11:09 15-11-2025

EU pushback threatens CATL–Stellantis LFP battery launch in Spain

A fresh political and industrial clash is brewing around CATL’s Spanish project. The Chinese battery heavyweight, co-building an LFP plant in Figueruelas with Stellantis, says it needs entry clearance for 2,000 engineers, technicians, and managers from China to commission the site. The company maintains that the advanced production lines cannot be started up and calibrated without them.

The spark was a recent intervention by EU industry commissioner Stéphane Séjourné, who criticized the practice of bringing into EU countries factories that rely on Chinese components and Chinese staff. His remarks were aimed at Chery, BYD, and CATL, which Brussels considers slow to share technology with European partners.

CATL responds that the specialists are needed only during the launch phase. After that, local employees would be trained and would gradually take control of operations. The company points to the same pattern at its sites in Germany and Hungary.

The request comes across as pragmatic, framing the launch as a technical hurdle rather than a political litmus test.

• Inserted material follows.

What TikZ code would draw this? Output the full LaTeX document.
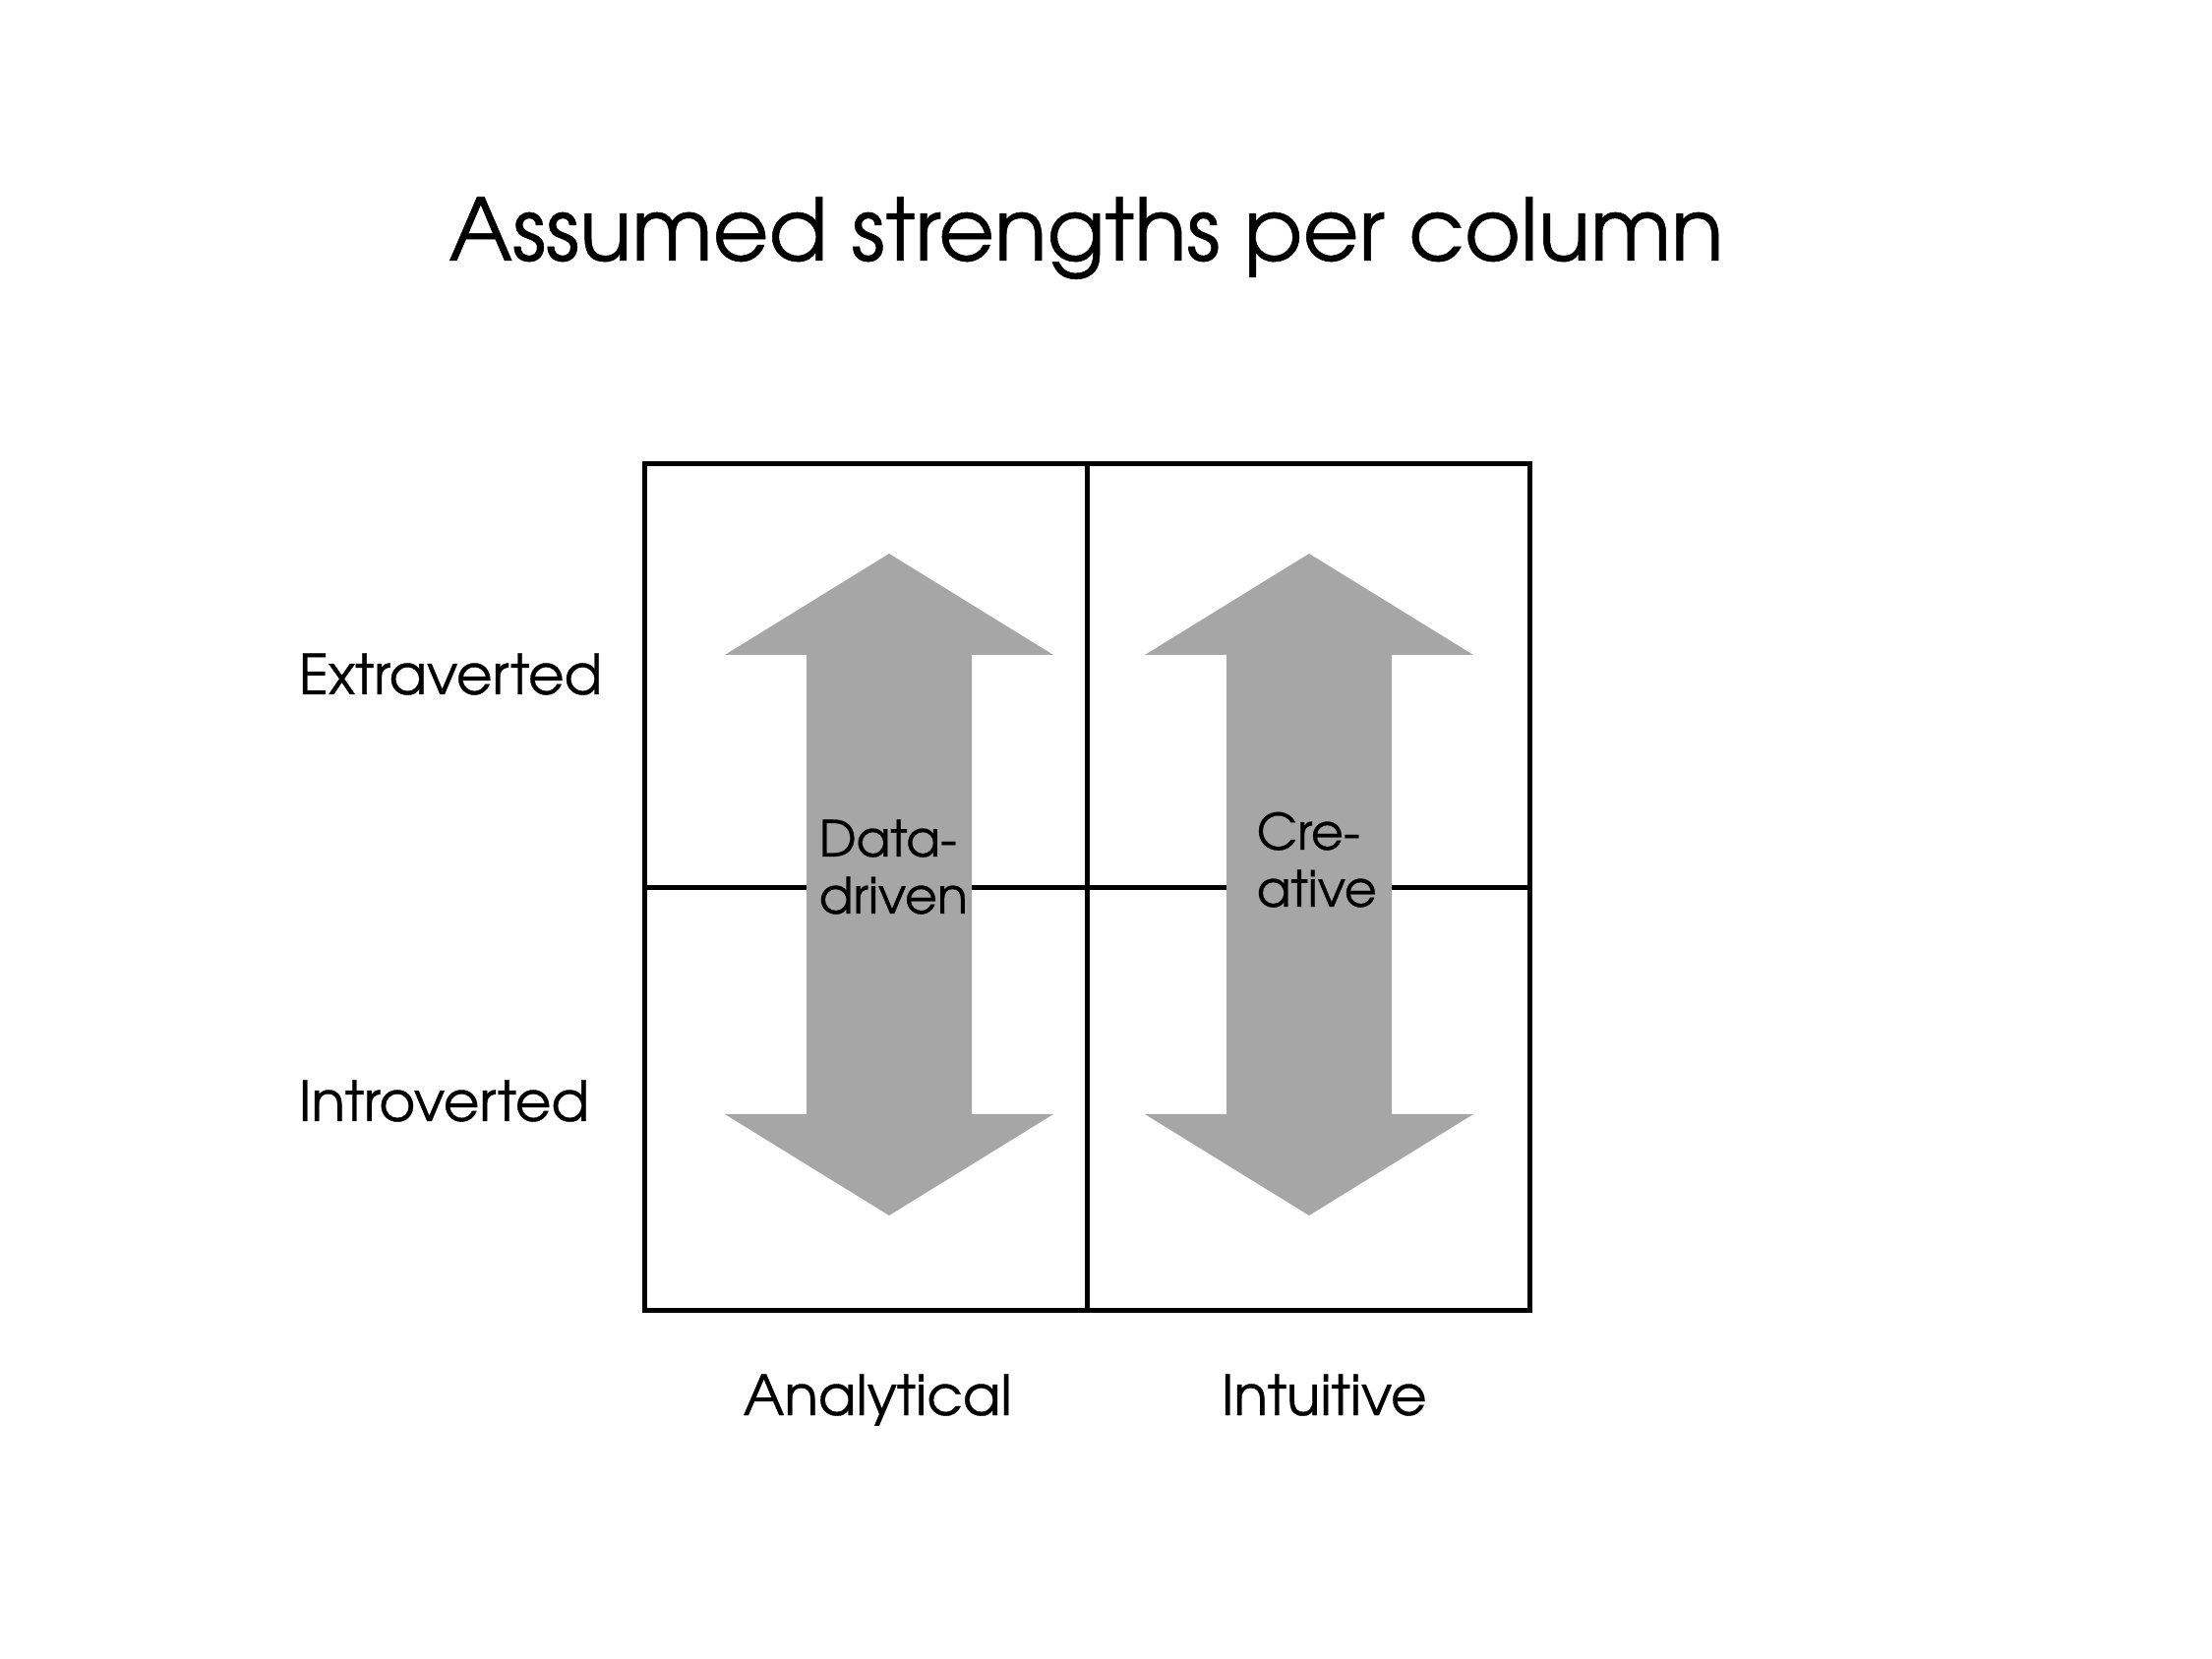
\documentclass[tikz,border=0pt]{standalone}
\usepackage{fontspec}
\setmainfont{TeX Gyre Adventor}[FakeBold=0.6]
\definecolor{arrowgray}{RGB}{166,166,166}
\begin{document}
\begin{tikzpicture}[x=0.25pt,y=-0.25pt,
  gridline/.style={line width=1.25pt,draw=black},
  dblarrow/.style={fill=arrowgray,draw=none},
  titlestyle/.style={font=\fontsize{21.9}{26}\selectfont, inner sep=0pt, anchor=base},
  lab/.style={font=\fontsize{14.1}{16}\selectfont, inner sep=0pt, anchor=base west},
  inlab/.style={font=\fontsize{12.7}{14.5}\selectfont, align=left, inner sep=0pt, anchor=base west}]
\useasboundingbox[fill=white] (0,0) rectangle (2249,1687);
% grid
\draw[gridline] (655.5,472) rectangle (1555.5,1333);
\draw[gridline] (1105,472) -- (1105,1333);
\draw[gridline] (655.5,902.5) -- (1555.5,902.5);
% double arrows
\foreach \cx in {904,1331}{
  \fill[dblarrow, shift={(\cx,0)}] (0,563) -- (167,666) -- (84,666) -- (84,1133) -- (167,1133)
     -- (0,1236) -- (-167,1133) -- (-84,1133) -- (-84,666) -- (-167,666) -- cycle;
}
% texts
\node[titlestyle] (title) at (1104.5,265) {Assumed strengths per column};
\node[lab] (ext) at (303,706) {Extraverted};
\node[lab] (intro) at (303,1140) {Introverted};
\node[lab] (ana) at (755,1439) {Analytical};
\node[lab] (intu) at (1241,1439) {Intuitive};
\node[inlab] (dd) at (832,929) {Data-\\driven};
\node[inlab] (cr) at (1277,922) {Cre-\\ative};
\end{tikzpicture}
\end{document}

Still, the tone from Brussels hints at a wider struggle over who sets the terms of access—and who ultimately keeps the know-how on European soil.

Investment in the Spanish project exceeds €4.1 billion, with production slated to begin by late 2026. Now, though, the agreement could face delays as the EU debates new measures, including making technology transfer to European companies a condition for market access.